I once heard a story of an elderly nun who traveled the country in an old bus with Sisters from her Order. Every time the bus stopped, the old woman jumped out and scurried to find a rock, which she would either turn over or move a couple of inches. When asked about this odd behavior, she said, “I want to leave my mark, even if it’s just in a small way.”
The image stuck with me. Many of us want to leave marks. It explains why we end up in the helping professions, give money to the Red Cross, leave bags of canned goods by our mailboxes during holiday seasons. It may also explain why some of us write.
I saw yet another way people leave marks as my husband and I drove the Alaskan Highway from Dawson City in the Yukon Territory into Chicken, Alaska. On the road, Michael generally drives while I make half-hearted attempts to navigate, read a book, or stare out the window in a vegetative trance.
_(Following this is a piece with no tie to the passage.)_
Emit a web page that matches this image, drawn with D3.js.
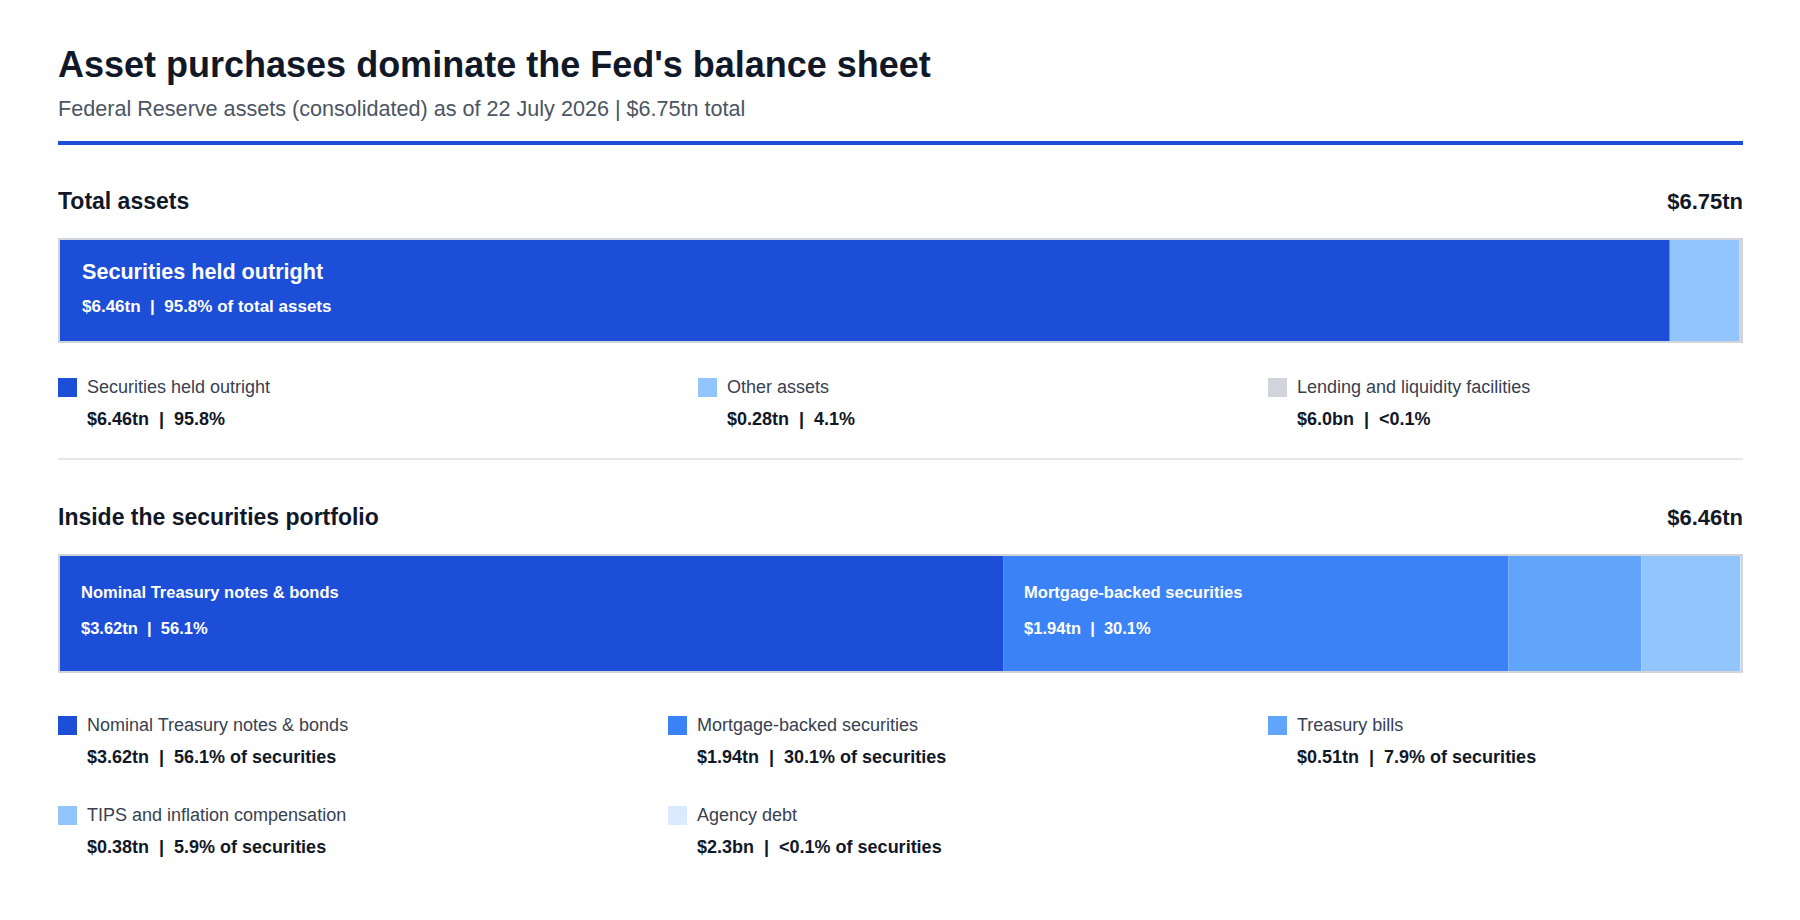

It took four full days of Alaskan Highway travel for my brain to register what my eyes had been blindly seeing. People had left messages with rocks along the highway. They did this by pulling over, picking up rocks, and rearranging them to spell things on the embankments. Once I noticed these configurations, I saw them everywhere.
“I’m seeing initials with either plus signs or hearts separating them,” I said.
“Hometown and State names.” Michael had slowed down, trying to read the messages as he drove. “Alma maters, college letters. Wow!”
Occasionally, we would see spray-painted rocks, the letters standing out for easy reading. The painted rocks looked garish to me.
Michael suddenly slammed on the brakes and pulled off on the median. “I’ve got to get a picture of that one.” He hopped out of the RV and grabbed his cell phone. I followed.
He leaned over to frame the photo for the closest shot possible. “Be here now,” the rocks read. “Very cool,” Michael said. “Baba Ram Dass.” Except we could no longer read the “now” part of the message.
Our progress along the Alaskan Highway slowed considerably as Michael continued to stop for photographs. He wanted to make sure he got a representative sample of the messages.
“We’ve got to do this, too. I want us to leave a message,” he said.
The idea appealed to me, in some ways. In other ways, not at all. “I need to think about it,” I said. “What would you want to say?”
“Not sure. Guess I’ll need to think about it, too.”
We stopped at one point, got out of the RV, and walked up an embankment. I went so far as to pick up a rock. One rock. I could not make myself pick up a second one.
By the time we left The Yukon Territory, the geography changed and we no longer saw hand-sized rocks along the shoulders. I felt relief. Somehow, that raw and virginal landscape seemed too sacred to defile with a stupid rock arrangement. The Alaskan Highway had left a mark on me. I did not need to leave my mark on it.